On January 26th, 64 of the survivors opted to return home to Ethiopia with IOM’s Assisted Voluntary Return programme. They travelled by road back to Jijiga, Ethiopia and then on to their final destinations.
Hassan, 28, told IOM: “I am going back to Ethiopia to look for work and to see my family and five children. I will tell everyone not to try irregular migration to the Gulf.”
The operation was funded by the US State Department’s Bureau for Population, Refugees and Migration (PRM).

Migrant Arrivals in Europe in 2016 Top 55,000, Over 200 Deaths
Migrant Arrivals in Europe in 2016 Top 55,000, Over 200 Deaths
In a related report, IOM estimates that 55,528 migrants and refugees crossed the Mediterranean to enter Europe during the first 28 days of 2016 – a rate of nearly 2,000 per day. The daily average is nearly equivalent to the total numbers for the month of January as recently as two years ago.
During the same period IOM has recorded some 244 deaths at sea, as well as at least a dozen more deaths of migrants and refugees who died either after reaching Europe or travelling to a launch point in Turkey. By comparison, total deaths on Mediterranean Sea routes were 12 in 2014 and 82 last year.
IOM believes more victims are missing.
According to IOM staff in Samos, who were asked by the authorities to assist with translation, 65 migrants were squeezed into a wooden boat designed to carry at most 30 people. The boat departed Turkey at press time and began taking on water almost immediately. It sank 24 hours later off Samos. All victims and survivors reportedly were Kurds from Iraq.
The 218 deaths on the so-called Eastern Mediterranean route linking Turkey to Greece through the first four weeks of January 2016 are almost four times those recorded on that route last year through mid-August.
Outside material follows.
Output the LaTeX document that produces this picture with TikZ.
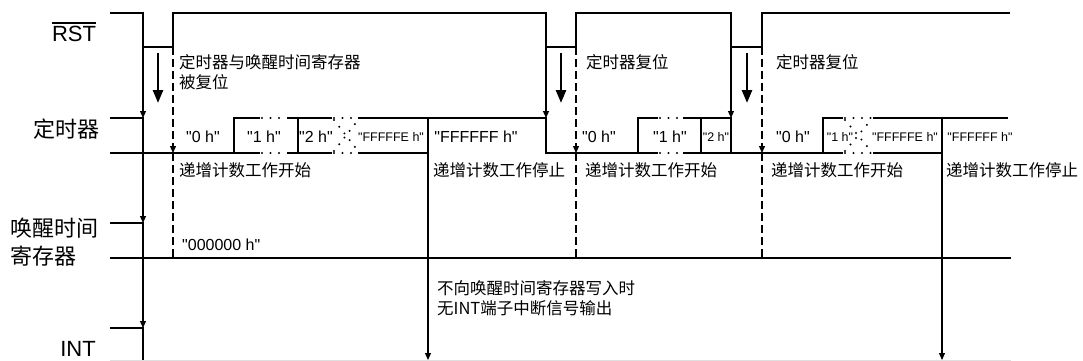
\documentclass[tikz,border=0pt]{standalone}
\usepackage{fontspec}
\setmainfont{Liberation Sans}
\newfontfamily\cjk{Noto Sans CJK SC}
\usetikzlibrary{arrows.meta}
\newcommand\hexval[1]{\textquotedbl#1\textquotedbl}

\begin{document}
\begin{tikzpicture}[x=1pt,y=-1pt,
    wave/.style={line width=2.4pt},
    conn/.style={line width=1.1pt,-{Triangle[length=7pt,width=6pt]}},
    resetarr/.style={line width=2.6pt,-{Triangle[length=13pt,width=10pt]}},
    guide/.style={line width=1.3pt,dash pattern=on 8pt off 4pt},
    dotseg/.style={line width=2.2pt,dash pattern=on 0pt off 8.5pt,line cap=round},
    lbl/.style={inner sep=0pt,font=\fontsize{22}{24}\selectfont},
    sig/.style={inner sep=0pt,anchor=west,font=\cjk\fontsize{22}{24}\selectfont},
    note/.style={inner sep=0pt,anchor=west,font=\cjk\fontsize{16.5}{20}\selectfont},
    val/.style={inner sep=0pt,font=\fontsize{16}{18}\selectfont},
    sval/.style={inner sep=0pt,font=\fontsize{12.5}{14}\selectfont}]
    \useasboundingbox (0,0) rectangle (1083,361);

    % Signal names
    \node[lbl] (rst) at (74,34) {RST};
    \draw[line width=1.2pt] ([yshift=3pt]rst.north west) -- ([yshift=3pt]rst.north east);
    \node[sig] (tmr) at (33,129) {定时器};
    \node[sig] (wk1) at (10,228) {唤醒时间};
    \node[sig] (wk2) at (10,256) {寄存器};
    \node[lbl] (int) at (78,349) {INT};

    % RST
    \draw[wave] (110,13) -| (143,47) -| (173,13) -| (546,47) -| (576,13)
        -| (731,47) -| (762,13) -- (1010,13);

    % Timer, first count
    \draw[wave] (110,118) -- (143,118) -- (143,153);
    \draw[wave] (110,153) -- (260,153);
    \draw[wave] (287,153) -- (332,153);
    \draw[wave] (358,153) -- (428,153);
    \draw[wave] (234,153) -- (234,118) -- (260,118);
    \draw[wave] (287,118) -- (332,118);
    \draw[wave] (358,118) -- (546,118) -- (546,153) -- (658,153);
    \draw[wave] (298,118) -- (298,153);
    \draw[wave] (428,118) -- (428,153);
    \draw[dotseg] (262,118) -- (287,118);
    \draw[dotseg] (262,153) -- (287,153);
    \draw[dotseg] (334,118) -- (358,118);
    \draw[dotseg] (334,153) -- (358,153);
    \draw[dotseg] (334,120) -- (358,151);
    \draw[dotseg] (334,151) -- (358,120);

    % Timer, second count
    \draw[wave] (638,153) -- (638,118) -- (658,118);
    \draw[wave] (683,118) -- (731,118) -- (731,153);
    \draw[wave] (701,118) -- (701,153);
    \draw[wave] (683,153) -- (843,153);
    \draw[dotseg] (660,118) -- (683,118);
    \draw[dotseg] (660,153) -- (683,153);

    % Timer, third count
    \draw[wave] (823,153) -- (823,118) -- (843,118);
    \draw[wave] (873,118) -- (1008,118);
    \draw[wave] (873,153) -- (942,153);
    \draw[wave] (942,118) -- (942,153);
    \draw[dotseg] (845,118) -- (873,118);
    \draw[dotseg] (845,153) -- (873,153);
    \draw[dotseg] (845,120) -- (871,151);
    \draw[dotseg] (845,151) -- (871,120);

    % Wake-up time register
    \draw[wave] (110,223) -- (143,223) -- (143,258);
    \draw[wave] (110,258) -- (1011,258);

    % INT
    \draw[wave] (110,328) -- (143,328) -- (143,361);
    \draw[gray!25,line width=1pt] (110,360) -- (1011,360);

    % Edge points
    \coordinate (rf1) at (143,47);
    \coordinate (rr1) at (173,47);
    \coordinate (rf2) at (546,47);
    \coordinate (rr2) at (576,47);
    \coordinate (rf3) at (731,47);
    \coordinate (rr3) at (762,47);
    \coordinate (tf1) at (143,118);
    \coordinate (tl1) at (143,153);
    \coordinate (wh1) at (143,223);
    \coordinate (wl1) at (143,258);
    \coordinate (ih1) at (143,328);
    \coordinate (tf2) at (546,118);
    \coordinate (tf3) at (731,118);
    \coordinate (sp1) at (428,153);
    \coordinate (se1) at (428,360);
    \coordinate (sp2) at (942,153);
    \coordinate (se2) at (942,360);

    % Reset arrows
    \draw[conn] (rf1) -- (tf1);
    \draw[conn] (tl1) -- (wh1);
    \draw[conn] (wl1) -- (ih1);
    \draw[conn] (rf2) -- (tf2);
    \draw[conn] (rf3) -- (tf3);

    % Count start (dashed)
    \foreach \n/\x in {1/173,2/576,3/762} {
        \coordinate (ts\n) at (\x,153);
        \coordinate (ws\n) at (\x,258);
        \draw[guide,-{Triangle[length=7pt,width=6pt]}] (rr\n) -- (ts\n);
        \draw[guide] (ts\n) -- (ws\n);
    }

    % Count stop
    \draw[conn] (sp1) -- (se1);
    \draw[conn] (sp2) -- (se2);

    % Big arrows
    \draw[resetarr] (158,53) -- (158,103);
    \draw[resetarr] (561,53) -- (561,103);
    \draw[resetarr] (747,53) -- (747,103);

    % Notes
    \node[note] (n1) at (179,62) {定时器与唤醒时间寄存器};
    \node[note] (n2) at (179,82) {被复位};
    \node[note] (n3) at (586,62) {定时器复位};
    \node[note] (n4) at (776,62) {定时器复位};
    \node[note] (s1) at (179,170) {递增计数工作开始};
    \node[note] (p1) at (433,170) {递增计数工作停止};
    \node[note] (s2) at (585,170) {递增计数工作开始};
    \node[note] (s3) at (771,170) {递增计数工作开始};
    \node[note] (p2) at (946,170) {递增计数工作停止};
    \node[note] (w1) at (437,288) {不向唤醒时间寄存器写入时};
    \node[note] (w2) at (437,308) {无INT端子中断信号输出};

    % Count values
    \node[val] (c0a) at (203,137) {\hexval{0 h}};
    \node[val] (c1a) at (264,137) {\hexval{1 h}};
    \node[val] (c2a) at (316,137) {\hexval{2 h}};
    \node[sval] (cea) at (391,137) {\hexval{FFFFFE h}};
    \node[val] (cfa) at (476,137) {\hexval{FFFFFF h}};
    \node[val] (c0b) at (599,137) {\hexval{0 h}};
    \node[val] (c1b) at (670,137) {\hexval{1 h}};
    \node[sval] (c2b) at (716,137) {\hexval{2 h}};
    \node[val] (c0c) at (793,137) {\hexval{0 h}};
    \node[sval] (c1c) at (840,137) {\hexval{1 h}};
    \node[sval] (ceb) at (905,137) {\hexval{FFFFFE h}};
    \node[sval] (cfb) at (980,137) {\hexval{FFFFFF h}};
    \node[val,anchor=west] (reg) at (182,245) {\hexval{000000 h}};
\end{tikzpicture}
\end{document}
During the whole of 2015, some 805 migrants and refugees perished in these waters.
Despite winter weather conditions and the strong winds of the last few days, an estimated 52,055 migrants and refugees have arrived in the Greek islands since the beginning of the year. This is close to the total recorded in the relatively “safe” month of July 2015, when warm weather and calm seas allowed 54,899 to make the journey.
IOM earlier reported that a survey of migrants and refugees arriving in Greece revealed that 90% were from Syria, Iraq or Afghanistan, which would allow them to leave Greece and enter the Former Yugoslav Republic of Macedonia (FYROM) en route to Western Europe as asylum seekers. But the Idomeni border crossing from Greece to FYROM remained closed at press time. FYROM officials blamed congestion at the country’s border with Serbia.